Gente che va e gente che viene (chiediamo scusa ai non citati che sono la maggioranza) a dimostrazione che il lavoro in Italia c’è solo per il grosso nome, mentre il resto non si può giocare nemmeno una mezza buona occasione. Il fenomeno indica che se il flusso migratorio aumenta, diminuisce la qualità della destinazione e gli allenatori si devono adattare. Al via della prossima stagione nella nostra serie A, per esempio, ci sono quattro allenatori stranieri (Mihajlovic, l’esordiente Fonseca, Tudor e Juric) e sedici allenatori italiani. Non accadeva dal 2016. L’anno scorso di straniero ce n’era solo uno (Velasquez dell’Udinese). E dire che quest’anno ci sono stati sette cambi di panchina rispetto all’anno scorso e per la quinta volta i tre grandi club del nord hanno sostituito il precedente allenatore: Sarri per Allegri (Juventus), Conte per Spalletti (Inter), Giampaolo per Gattuso (Milan). Era accaduto nel 1974/75, nel 1991/92, nel 2001/2002 e nove anni fa: Benitez per Mourinho (Inter), Del Neri per Ferrara e poi Zaccheroni (Juventus), Allegri per Leonardo (Milan).

Il problema per i giovani o per i nuovi è che nelle caselle più prestigiose o in quelle della serie A girano sempre i soliti nomi, a maggior ragione se tornano dall’estero onusti di gloria. Mancini non aveva vinto in Russia, ma in Inghilterra e Turchia sì. Ancelotti era stato esonerato al Bayern, anche se aveva vinto il campionato qualche mese prima ed è, per distacco, il più vincente tra gli italiani. Conte in due anni ha conquistato Premier e Coppa d’Inghilterra. Sarri l’Europa League al primo tentativo al Chelsea, dove era succeduto proprio a Conte.

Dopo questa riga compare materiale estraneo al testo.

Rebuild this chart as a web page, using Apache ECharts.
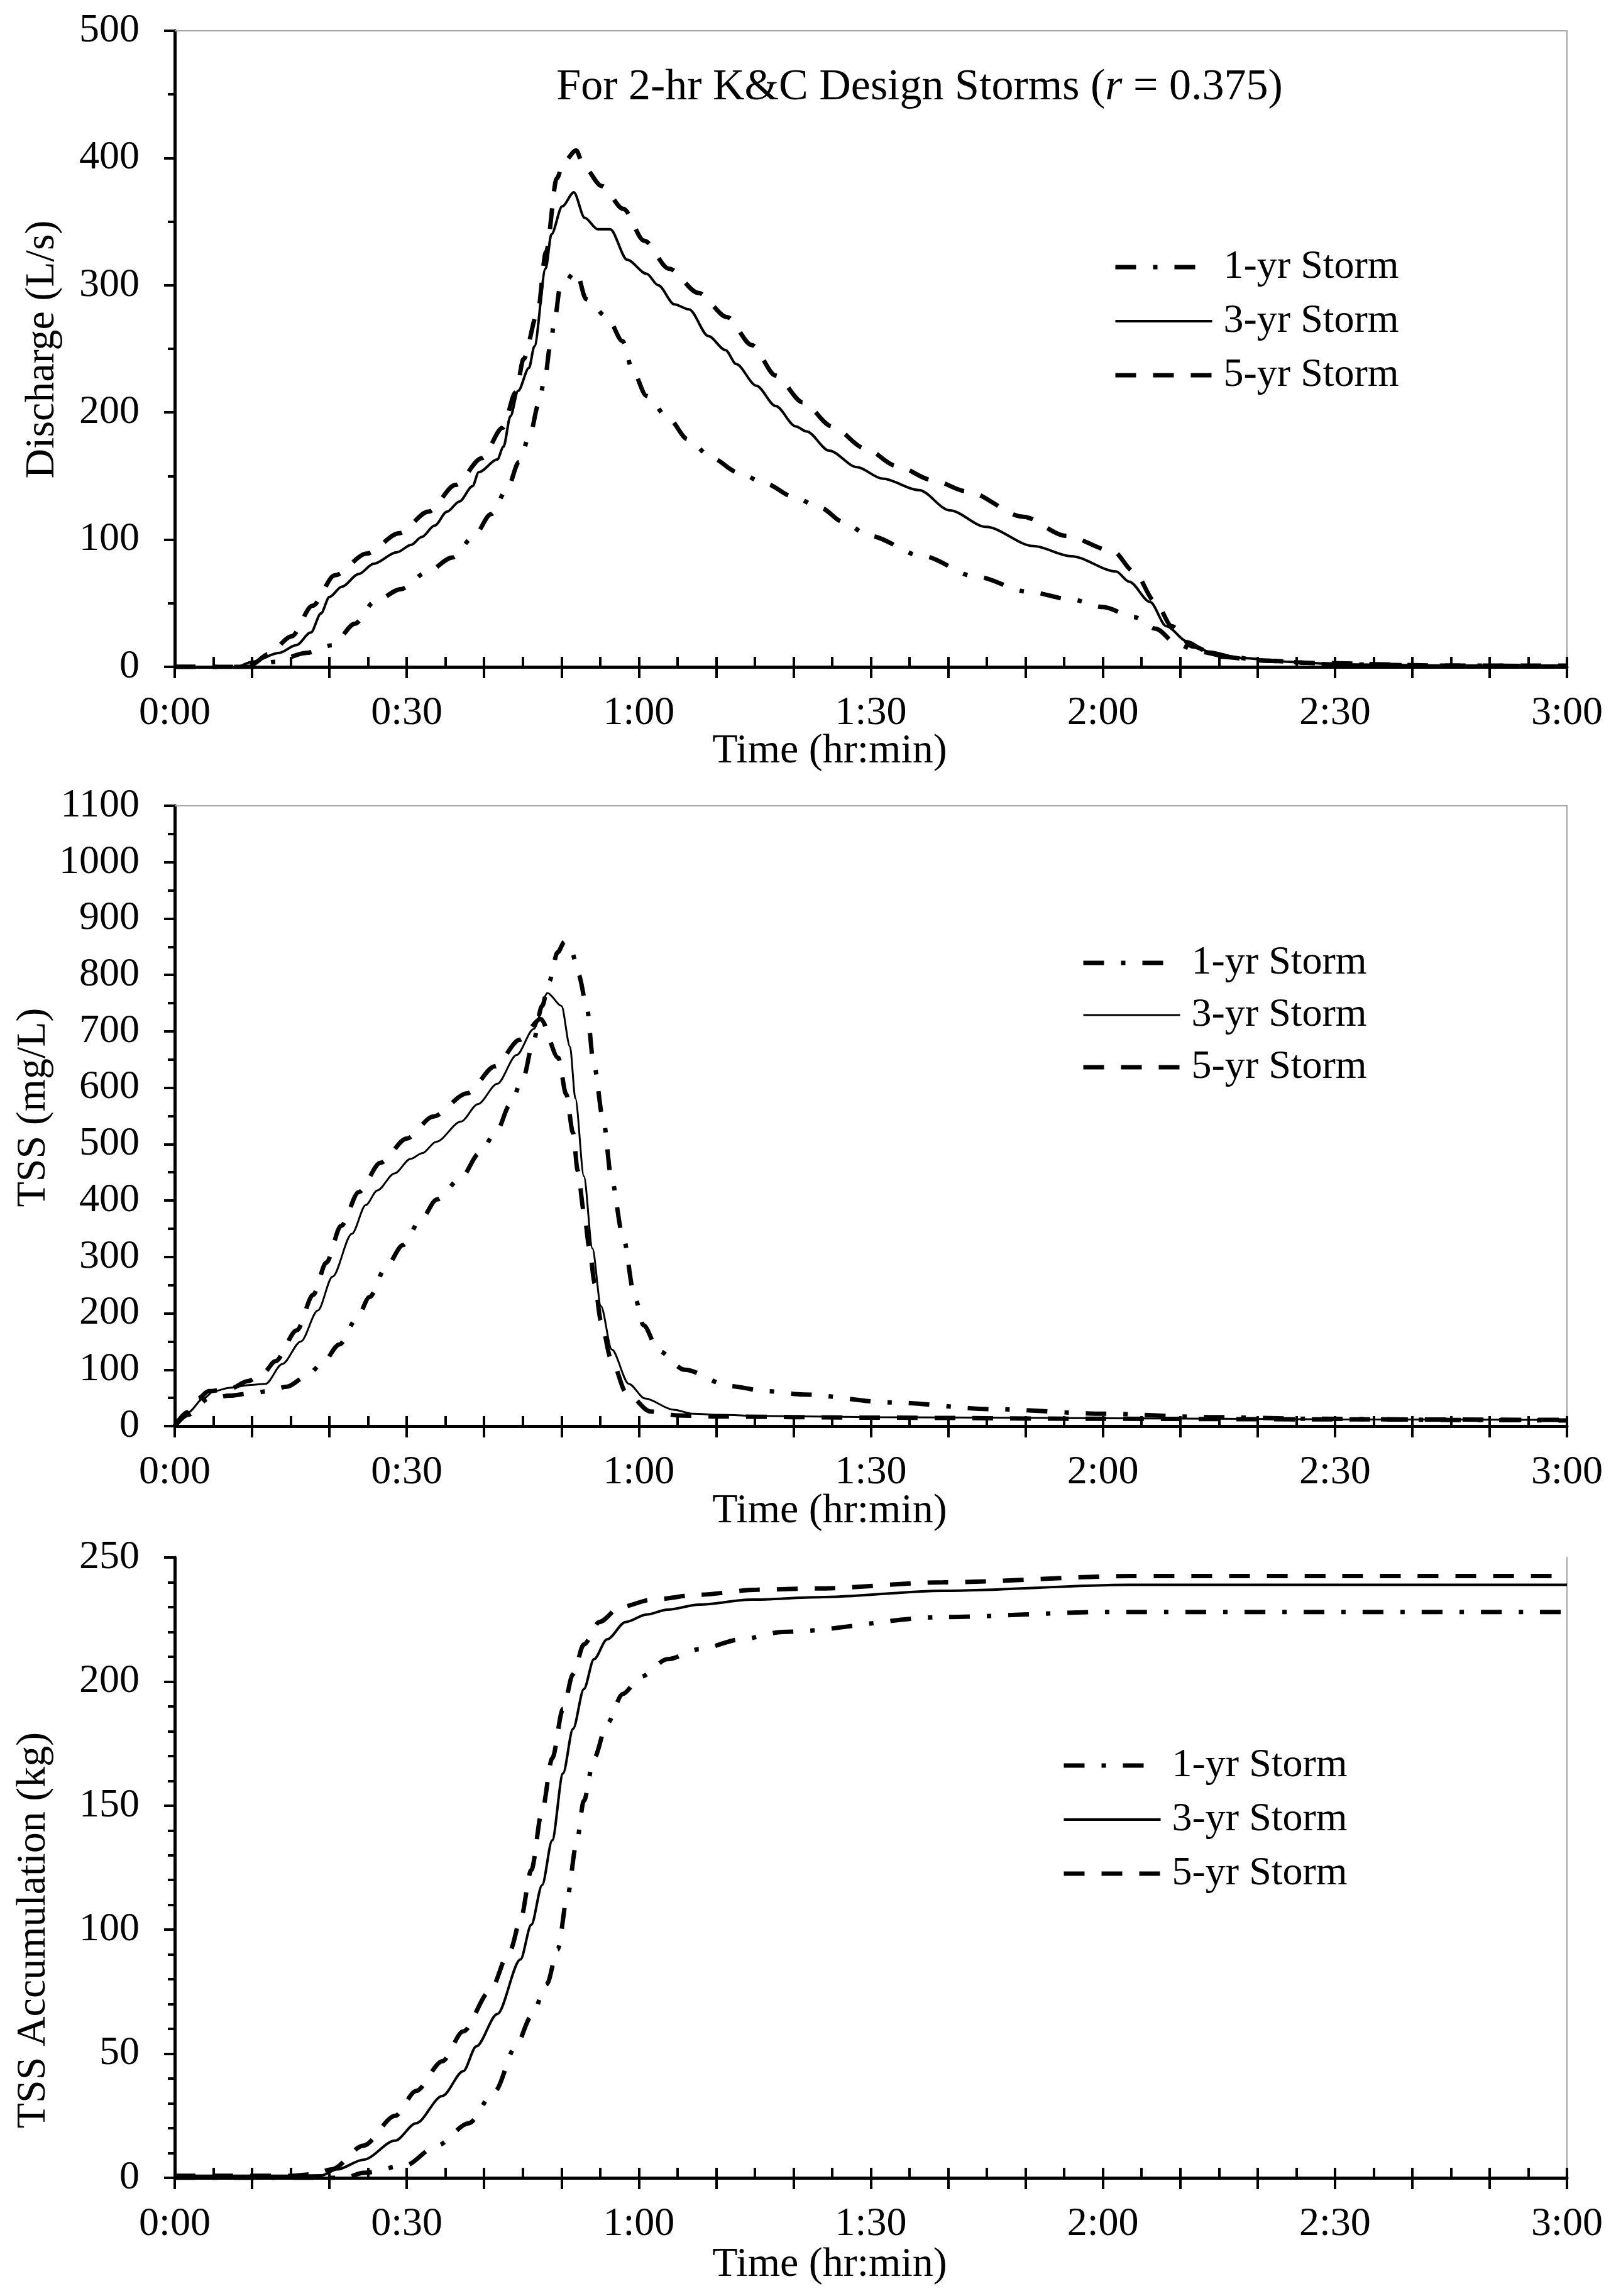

Ovvio che, tornando in patria, tutti fossero cercati per posti di prestigio.

Resta da capire cosa li muova a rientrare: se la nostalgia, la vicinanza alla famiglia, la necessità di una pressione che ti nutre e ti mangia contemporaneamente, la lingua e le abitudini, un calcio che conoscono meglio e al quale sono più affezionati. I soldi no: Inghilterra e Germania, ai massimi livelli, pagano di più. Su Sarri è facile rispondere: la chiamata della Juve era l’occasione della vita e qualsiasi progetto di proseguire al Chelsea è stato frantumato dalla proposta di Agnelli. Idem per Mancini: voleva fortemente la Nazionale e ottenerla è stato il coronamento di un lungo inseguimento. Rinunciare ai soldi dello Zenit non è stato difficile. Più articolate le posizioni di Ancelotti e Conte. Il primo aveva voglia di un fine carriera a lungo termine, con un obiettivo alto, ma non necessariamente immediato. Napoli è stata una buona occasione quando ormai le proposte si erano esaurite e il posto di c.t. già assegnato a Mancini. Il secondo, invece, aveva il sogno dello United, è stato a lungo corteggiato dalla Roma, ha trovato un traguardo nell’Inter. La società è ricca e ha bisogno di vincere subito. Gli riuscisse di strappare lo scudetto alla Juve dopo otto anni di dispotico dominio, avrebbe compiuto un altro capolavoro. Forse nella valutazione di Conte ha influito anche la lettura della concorrenza (con la Roma o in Premier ne avrebbe avuta di più), fatto sta che il duello con Sarri si annuncia avvincente: uno dei due ex emigranti vincerà o avrà fallito.